Analysis of Robustness of a Large Game Corpus
Mahsa Bazzaz, Seth Cooper
TL;DR
This work tackles the fragility of highly structured discrete game level data by introducing a formal data-robustness metric and a large, diverse corpus called the Generated Game Level Corpus (GGLC). The authors adapt robustness concepts to data, define discrete and continuous forms of non-robustness, and generate thousands of solvable and unsolvable levels across four tile-based games using a constraint-based generator (Sturgeon). Their analyses reveal substantial sensitivity to small input changes, with varying degrees across game types, and employ embedding-based methods (CLIP+UMAP) to compare robustness against standard benchmarks. The GGLC serves as a scalable resource to study PCGML under hard constraints, bridging communities working with structured data and providing a foundation for robust content generation research, with the dataset released under CC-BY 4.0.
Abstract
Procedural content generation via machine learning (PCGML) in games involves using machine learning techniques to create game content such as maps and levels. 2D tile-based game levels have consistently served as a standard dataset for PCGML because they are a simplified version of game levels while maintaining the specific constraints typical of games, such as being solvable.

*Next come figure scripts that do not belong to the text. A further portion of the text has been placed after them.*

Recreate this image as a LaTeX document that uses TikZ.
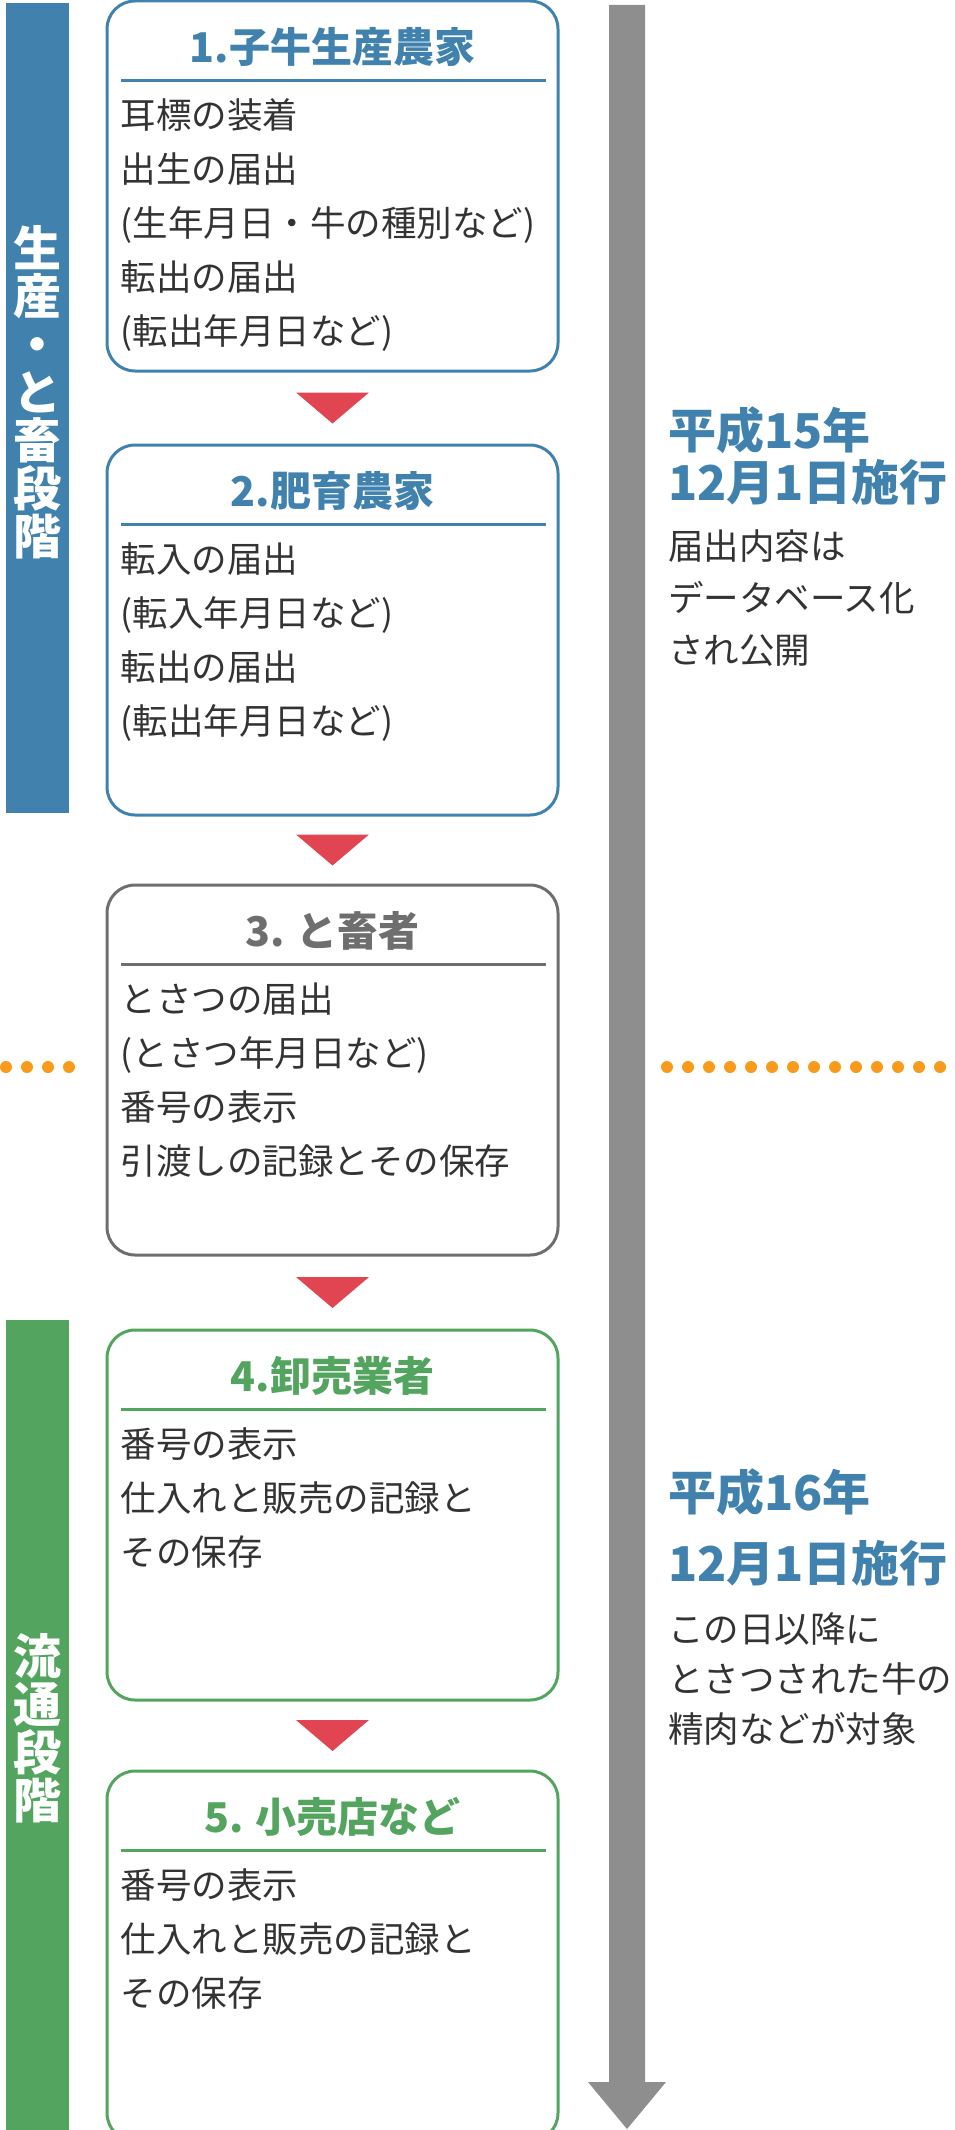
\documentclass[tikz,border=0pt]{standalone}
\usepackage{fontspec}
\setmainfont{Noto Sans CJK JP}
\usetikzlibrary{positioning,calc}
\definecolor{stageblue}{HTML}{4082AD}
\definecolor{stagegreen}{HTML}{52A45E}
\definecolor{stagegray}{HTML}{6E6E6E}
\definecolor{markred}{HTML}{E14552}
\definecolor{timegray}{HTML}{8E8E8E}
\definecolor{dotorange}{HTML}{F89B1C}
\definecolor{ink}{HTML}{333333}
\def\tri{++(-36.5,-15.5) -- ++(73,0) -- ++(-36.5,31) -- cycle}
\def\rmark{\fill[markred]}
\tikzset{
  stagebox/.style={draw=#1, line width=3pt, rounded corners=28pt,
    minimum width=451pt, minimum height=370pt, inner sep=0pt},
  stagetitle/.style={text=#1, inner sep=0pt,
    font=\fontsize{41}{41}\selectfont\bfseries},
  stagerule/.style={draw=#1, line width=3pt},
  stagebody/.style={text=ink, inner sep=0pt, anchor=north west, align=left,
    font=\fontsize{35.5}{54}\selectfont},
  sidebar/.style={fill=#1, minimum width=63pt, inner sep=0pt},
  sidetext/.style={text=white, inner sep=0pt, align=center,
    font=\fontsize{48}{48}\selectfont\bfseries},
  datehead/.style={text=stageblue, inner sep=0pt, anchor=west,
    font=\fontsize{48}{48}\selectfont\bfseries},
  datebody/.style={text=ink, inner sep=0pt, anchor=north west, align=left,
    font=\fontsize{35.5}{#1}\selectfont},
  datebody/.default=52
}

\begin{document}
\begin{tikzpicture}[x=1pt,y=-1pt]
\useasboundingbox (0,0) rectangle (954,2130);
% stage bars on the left
\node[sidebar=stageblue, minimum height=810pt] (prodbar) at (37.5,408) {};
\node[sidetext] (prodlabel) at (37.5,392) {生\\産\\・\\と\\畜\\段\\階};
\node[sidebar=stagegreen, minimum height=810pt] (distbar) at (37.5,1725) {};
\node[sidetext] (distlabel) at (37.5,1728) {流\\通\\段\\階};

% the five boxes
\node[stagebox=stageblue] (calf) at (332.5,186) {};
\node[stagebox=stageblue, below=71pt of calf] (fatten) {};
\node[stagebox=stagegray, below=67pt of fatten] (slaughter) {};
\node[stagebox=stagegreen, below=72pt of slaughter] (wholesale) {};
\node[stagebox=stagegreen, below=68pt of wholesale] (retail) {};

\node[stagetitle=stageblue] (calft) at ($(calf.north)+(0,47)$) {1.子牛生産農家};
\draw[stagerule=stageblue] ($(calf.north west)+(15,81)$) -- ($(calf.north east)+(-14,81)$);
\node[stagebody] (calfb) at ($(calf.north west)+(15,99)$)
  {耳標の装着\\出生の届出\\(生年月日・牛の種別など)\\転出の届出\\(転出年月日など)};

\node[stagetitle=stageblue] (fattent) at ($(fatten.north)+(0,47)$) {2.肥育農家};
\draw[stagerule=stageblue] ($(fatten.north west)+(15,81)$) -- ($(fatten.north east)+(-14,81)$);
\node[stagebody] (fattenb) at ($(fatten.north west)+(15,99)$)
  {転入の届出\\(転入年月日など)\\転出の届出\\(転出年月日など)};

\node[stagetitle=stagegray] (slaughtert) at ($(slaughter.north)+(0,47)$) {3. と畜者};
\draw[stagerule=stagegray] ($(slaughter.north west)+(15,81)$) -- ($(slaughter.north east)+(-14,81)$);
\node[stagebody] (slaughterb) at ($(slaughter.north west)+(15,99)$)
  {とさつの届出\\(とさつ年月日など)\\番号の表示\\引渡しの記録とその保存};

\node[stagetitle=stagegreen] (wholesalet) at ($(wholesale.north)+(0,47)$) {4.卸売業者};
\draw[stagerule=stagegreen] ($(wholesale.north west)+(15,81)$) -- ($(wholesale.north east)+(-14,81)$);
\node[stagebody] (wholesaleb) at ($(wholesale.north west)+(15,99)$)
  {番号の表示\\仕入れと販売の記録と\\その保存};

\node[stagetitle=stagegreen] (retailt) at ($(retail.north)+(0,47)$) {5. 小売店など};
\draw[stagerule=stagegreen] ($(retail.north west)+(15,81)$) -- ($(retail.north east)+(-14,81)$);
\node[stagebody] (retailb) at ($(retail.north west)+(15,99)$)
  {番号の表示\\仕入れと販売の記録と\\その保存};

% red marks between the boxes
\rmark ($(calf.south)!.5!(fatten.north)$) \tri;
\rmark ($(fatten.south)!.5!(slaughter.north)$) \tri;
\rmark ($(slaughter.south)!.5!(wholesale.north)$) \tri;
\rmark ($(wholesale.south)!.5!(retail.north)$) \tri;

% time arrow
\fill[timegray] (609,5) -- (645,5) -- (645,2082) -- (666,2082) -- (627,2129)
  -- (588,2082) -- (609,2082) -- cycle;

% dotted divider
\foreach \i in {0,...,3} \fill[dotorange] (6+21*\i,1067) circle (6pt);
\foreach \i in {0,...,13} \fill[dotorange] (667+21*\i,1067) circle (6pt);

% dates
\node[datehead] (h15a) at (668,430) {平成15年};
\node[datehead] (h15b) at (668,482) {12月1日施行};
\node[datebody] (h15c) at (668,529) {届出内容は\\データベース化\\され公開};
\node[datehead] (h16a) at (668,1492) {平成16年};
\node[datehead] (h16b) at (668,1563) {12月1日施行};
\node[datebody=50] (h16c) at (668,1612) {この日以降に\\とさつされた牛の\\精肉などが対象};
\end{tikzpicture}
\end{document}
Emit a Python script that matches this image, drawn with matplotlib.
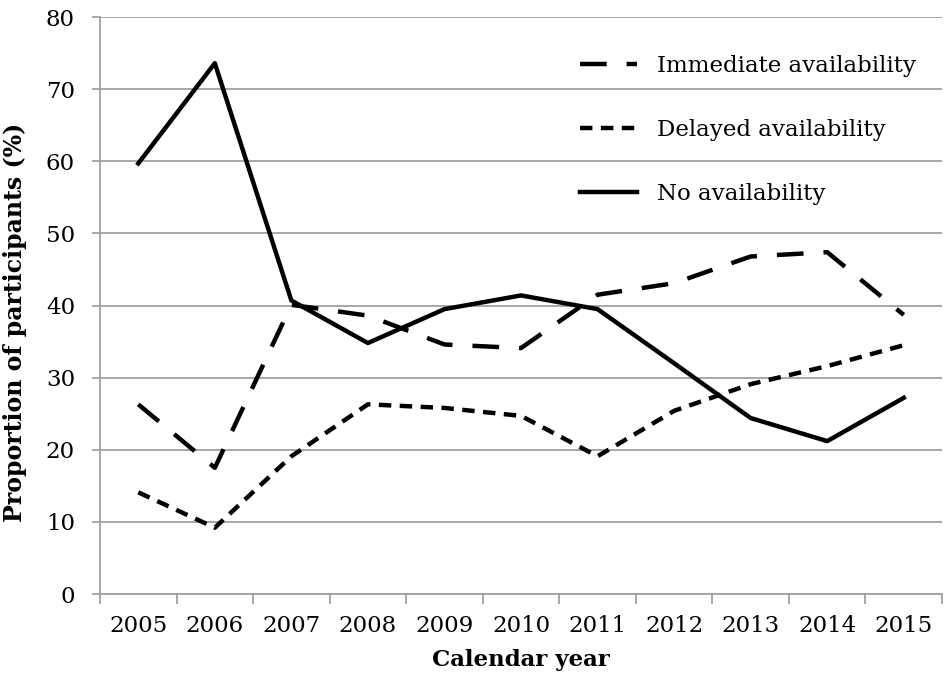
import matplotlib
matplotlib.use("Agg")
import matplotlib.pyplot as plt
from matplotlib.ticker import MultipleLocator, FixedLocator

years = ["2005", "2006", "2007", "2008", "2009", "2010", "2011", "2012", "2013", "2014", "2015"]
immediate = [26.3, 17.5, 40.1, 38.6, 34.6, 34.1, 41.5, 43.1, 46.8, 47.4, 38.7]
delayed = [14.1, 9.2, 19.1, 26.3, 25.8, 24.7, 19.1, 25.4, 29.1, 31.6, 34.5]
none = [59.7, 73.6, 40.7, 34.8, 39.5, 41.4, 39.5, 32.0, 24.4, 21.2, 27.2]

plt.rcParams['font.family'] = ['DejaVu Serif']

fig = plt.figure(figsize=(9.46, 6.82), dpi=100)
ax = fig.add_axes([0.1057, 0.129, 0.8901, 0.846])

x = list(range(len(years)))
lw = 3.2
ax.plot(x, immediate, color='black', lw=lw, dashes=(6.0, 4.5), label='Immediate availability')
ax.plot(x, delayed, color='black', lw=lw, dashes=(2.8, 1.9), label='Delayed availability')
ax.plot(x, none, color='black', lw=lw, label='No availability')

ax.set_xlim(-0.5, len(years) - 0.5)
ax.set_ylim(0, 80)
ax.yaxis.set_major_locator(MultipleLocator(10))
ax.grid(axis='y', color='#a0a0a0', lw=1.3)
ax.set_axisbelow(True)

fs = 16.5
ax.set_xticks(x)
ax.set_xticklabels(years)
ax.xaxis.set_minor_locator(FixedLocator([i - 0.5 for i in range(len(years) + 1)]))
ax.tick_params(axis='x', which='major', length=0, pad=15, labelsize=fs)
ax.tick_params(axis='x', which='minor', length=7, color='#a0a0a0', width=1.3)
ax.tick_params(axis='y', which='major', length=6, color='#a0a0a0', width=1.3, labelsize=fs, pad=12)

for s in ['top', 'right']:
    ax.spines[s].set_visible(False)
for s in ['left', 'bottom']:
    ax.spines[s].set_color('#a0a0a0')
    ax.spines[s].set_linewidth(1.3)

ax.set_ylabel('Proportion of participants (%)', fontsize=17, fontweight='bold', labelpad=6)
ax.yaxis.set_label_coords(-0.087, 0.47)
ax.set_xlabel('Calendar year', fontsize=fs, fontweight='bold', labelpad=9)

leg = ax.legend(loc='upper left', bbox_to_anchor=(0.570, 0.935), frameon=False, fontsize=fs,
                handlelength=2.5, handletextpad=0.85, labelspacing=1.85, borderaxespad=0,
                borderpad=0)

fig.savefig('out.png', dpi=100)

In this work, we highlight the unique characteristics of game levels, including their structured discrete data nature, the local and global constraints inherent in the games, and the sensitivity of the game levels to small changes in input. We define the robustness of data as a measure of sensitivity to small changes in input that cause a change in output, and we use this measure to analyze and compare these levels to state-of-the-art machine learning datasets, showcasing the subtle differences in their nature. We also constructed a large dataset from four games inspired by popular classic tile-based games that showcase these characteristics and address the challenge of sparse data in PCGML by providing a significantly larger dataset than those currently available.